Today, we have Rob Clough's review of this year's big Joe Sacco collection, Journalism.
Most of Sacco's stories are bleak, but there's often a small kernel of hope. Things might get better for the downtrodden, war might end, tyrants might fall, freedoms might increase. This doesn't usually happen or guarantee happiness, but sometimes a new steady state emerges that doesn't always produce misery. In Sacco's last story in the book, "Kushinagar", there is no hope, in part because the steady state is so thoroughly entrenched. Sacco visits a number of small villages in the titular region of India and spends time with Musahars, the lowest of the low in India's caste system. While there is misery and squalor depicted in each of Sacco's stories, this one details actual starvation and true deprivation. The Musahars cannot find employment in an increasingly mechanized system of agriculture. They cannot usually raise crops on their tiny plots of land, especially since they have to sell that land to pay off debts to banks they had to take out to pay off loan sharks to buy food on credit. The many government subsidy programs are hopelessly corrupt, with money and supplies going to village chiefs and siphoned off for the profit of higher caste members. Some Musahars described digging around in rat holes to get the grain that they steal in order to survive.
Elsewhere:
—Three publishers known for their excellent post-con blog reports have posted post-SPX blog reports: AdHouse, Fantagraphics, and Secret Acres. Especially that last one. Usually the royal we gives me hives, but somehow they always pull it off.

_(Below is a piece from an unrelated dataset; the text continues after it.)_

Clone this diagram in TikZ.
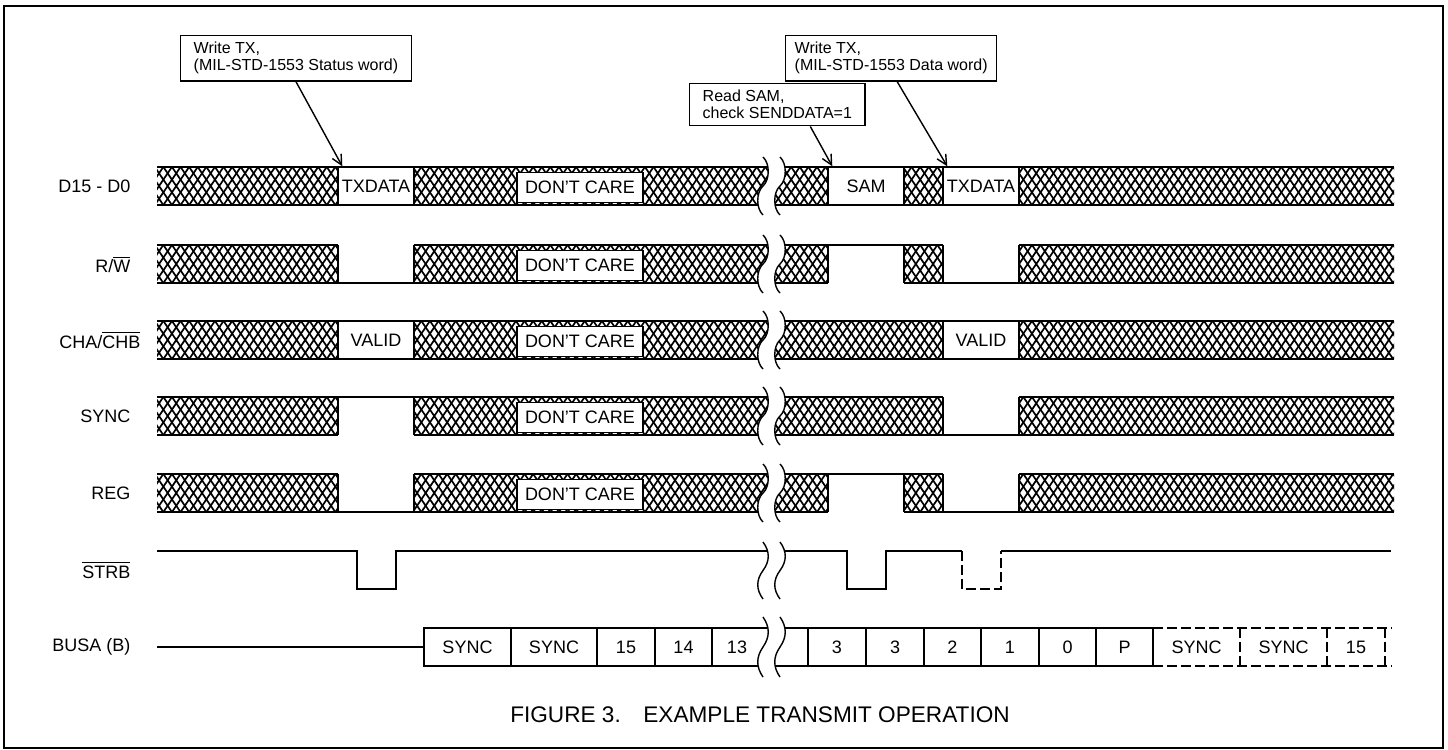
\documentclass[tikz,border=0pt]{standalone}
\usepackage{fontspec}
\setmainfont{Liberation Sans}
\usetikzlibrary{arrows.meta}
\usetikzlibrary{positioning}
\tikzstyle{lbl} = [anchor=east, inner sep=0pt, font=\fontsize{9}{11}\selectfont]
\tikzstyle{databox} = [rectangle, draw=black, minimum width=38pt, minimum height=19pt, inner sep=0pt, font=\fontsize{9}{11}\selectfont]
\tikzstyle{dcare} = [rectangle, draw=black, fill=white, minimum width=63pt, minimum height=14.8pt, inner sep=0pt, font=\fontsize{9}{11}\selectfont]
\tikzstyle{cell} = [inner sep=0pt, font=\fontsize{9}{11}\selectfont]
\tikzstyle{note} = [rectangle, draw=black, align=left, anchor=north west, minimum height=20pt, inner xsep=6.5pt, font=\fontsize{8}{8.5}\selectfont]
\tikzstyle{ptr} = [-{Straight Barb[length=5pt,width=5pt]}]
\newcommand{\ovl}[1]{$\overline{\mbox{#1}}$}
% hatched bus segment: x from, x to, top y
\newcommand{\hatch}[3]{%
  \begin{scope}
    \clip (#1,#3) rectangle (#2,#3+38);
    \pgfmathsetmacro{\hxa}{8.6*floor((#1-26)/8.6)}
    \pgfmathsetmacro{\hxb}{\hxa+8.6}
    \foreach \i in {\hxa,\hxb,...,#2}
      \draw[line width=0.85pt] (\i,#3+38) -- ++(25.7,-38) (\i,#3) -- ++(25.7,38);
  \end{scope}
  \draw (#1,#3) -- (#2,#3) (#1,#3+38) -- (#2,#3+38);}
\newcommand{\lowseg}[3]{\draw (#1,#3) -- (#1,#3+38) -- (#2,#3+38) -- (#2,#3);}
\newcommand{\highseg}[3]{\draw (#1,#3+38) -- (#1,#3) -- (#2,#3) -- (#2,#3+38);}
% time break: top y, bottom y
\newcommand{\brk}[2]{%
  \pgfmathsetmacro{\bm}{(#1+#2)/2}
  \pgfmathsetmacro{\bq}{(#2-#1)/6}
  \fill[white] (763,#1) .. controls (770,#1+\bq) and (770,\bm-\bq) .. (763,\bm)
    .. controls (756,\bm+\bq) and (756,#2-\bq) .. (763,#2) -- (780,#2)
    .. controls (773,#2-\bq) and (773,\bm+\bq) .. (780,\bm)
    .. controls (787,\bm-\bq) and (787,#1+\bq) .. (780,#1) -- cycle;
  \foreach \bx in {763,780}
    \draw (\bx,#1) .. controls (\bx+7,#1+\bq) and (\bx+7,\bm-\bq) .. (\bx,\bm)
      .. controls (\bx-7,\bm+\bq) and (\bx-7,#2-\bq) .. (\bx,#2);}

\begin{document}
\begin{tikzpicture}[x=0.5pt, y=-0.5pt, line width=0.7pt]
\useasboundingbox (0,0) rectangle (1448,750);
\draw[line width=1pt] (3.5,5.5) rectangle (1442.5,747.5);

% signal names
\node[lbl] (ld) at (131,186) {D15 - D0};
\node[lbl] (lrw) at (131,264) {R/\ovl{W}};
\node[lbl] (lch) at (141,340) {CHA/\ovl{CHB}};
\node[lbl] (lsy) at (131,416) {SYNC};
\node[lbl] (lrg) at (131,493) {REG};
\node[lbl] (lst) at (131,570) {\ovl{STRB}};
\node[lbl] (lbu) at (131,647) {BUSA (B)};

% D15 - D0
\hatch{157}{338}{167} \hatch{414}{828}{167} \hatch{904}{943}{167} \hatch{1019}{1394}{167}
\node[databox] (tx1) at (376,186) {TXDATA};
\node[databox] (sam) at (866,186) {SAM};
\node[databox] (tx2) at (981,186) {TXDATA};

% R/W and REG
\foreach \r in {245,474} {
  \hatch{157}{338}{\r} \hatch{414}{828}{\r} \hatch{904}{943}{\r} \hatch{1019}{1394}{\r}
  \lowseg{338}{414}{\r} \highseg{828}{904}{\r} \lowseg{943}{1019}{\r}
}

% CHA/CHB
\hatch{157}{338}{321} \hatch{414}{943}{321} \hatch{1019}{1394}{321}
\node[databox] (va1) at (376,340) {VALID};
\node[databox] (va2) at (981,340) {VALID};

% SYNC
\hatch{157}{338}{397} \hatch{414}{943}{397} \hatch{1019}{1394}{397}
\highseg{338}{414}{397} \lowseg{943}{1019}{397}

% STRB
\draw (157,551) -- (357,551) -- (357,589) -- (396,589) -- (396,551) -- (847,551)
  -- (847,589) -- (886,589) -- (886,551) -- (962,551);
\draw[dash pattern=on 5pt off 2pt] (962,551) -- (962,589) -- (1001,589) -- (1001,551);
\draw (1001,551) -- (1391,551);

% BUSA (B)
\draw (157,647) -- (424,647);
\foreach \xa/\xb/\txt [count=\n] in {424/511/SYNC, 511/597/SYNC, 597/655/15, 655/712/14,
    808/866/3, 866/924/3, 924/981/2, 981/1039/1, 1039/1096/0, 1096/1153/P} {
  \draw (\xa,628) rectangle (\xb,666);
  \node[cell] (bit\n) at ({(\xa+\xb)/2},647) {\txt};
}
\draw (712,628) -- (808,628) (712,666) -- (808,666);
\node[cell] (bit13) at (737,647) {13};
\draw[dash pattern=on 5pt off 2pt] (1153,628) -- (1392,628) (1153,666) -- (1392,666)
  (1240,628) -- (1240,666) (1327,628) -- (1327,666) (1385,628) -- (1385,666);
\node[cell] (nx1) at (1196.5,647) {SYNC};
\node[cell] (nx2) at (1283.5,647) {SYNC};
\node[cell] (nx3) at (1356,647) {15};

% breaks
\foreach \r in {167,245,321,397,474}
  \brk{\r-10}{\r+48};
\brk{542}{599}
\brk{617}{677}

\foreach \r in {167,245,321,397,474}
  \node[dcare] (dc\r) at (580,\r+20.5) {DON’T CARE};

% notes
\node[note] (wr1) at (180,35) {Write TX,\\(MIL-STD-1553 Status word)};
\node[note] (rd) at (689,83) {Read SAM,\\check SENDDATA=1};
\node[note, inner xsep=4.5pt] (wr2) at (785,35) {Write TX,\\(MIL-STD-1553 Data word)};
\draw[ptr] (wr1.south) -- ([xshift=2.5pt]tx1.north west);
\draw[ptr] ([xshift=16.5pt]rd.south) -- ([xshift=2.5pt]sam.north west);
\draw[ptr] ([xshift=3pt]wr2.south) -- ([xshift=2.5pt]tx2.north west);

\node[font=\fontsize{11.3}{13}\selectfont] (cap) at (760,715) {FIGURE 3.\quad EXAMPLE TRANSMIT OPERATION};
\end{tikzpicture}
\end{document}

—The L.A. Review of Books' coverage of comics has slowed down, but it's not gone completely. This week, they published F.X. Feeney on Walt Kelly's Pogo.
—Marc Sobel, whose upcoming Love & Rockets book I'm greatly looking forward to, has penned two pieces for Comics Forum on lesser-known Alan Moore stories.
—I don't know what to think about this study claiming that fat guys who dig Batman have better self-images than fat guys who don't (besides the obvious fact that just one study like this basically proves nothing), but there you go.
—Junot Diaz, whose love of comics is obvious from his own fiction, took Vol. 1 Brooklyn to St. Mark's Comics to talk about his favorite titles.
—A couple of TCJ.com columnists have joined the Hooded Utilitarian hatefest: Shaenon Garrity on assorted titles, and Craig Fischer on David Small's Stitches.
—And Stephen Bissette's ongoing, enjoyable series on Steve Ditko moves on to tackle how Ditko is portrayed in Sean Howe's new Marvel history.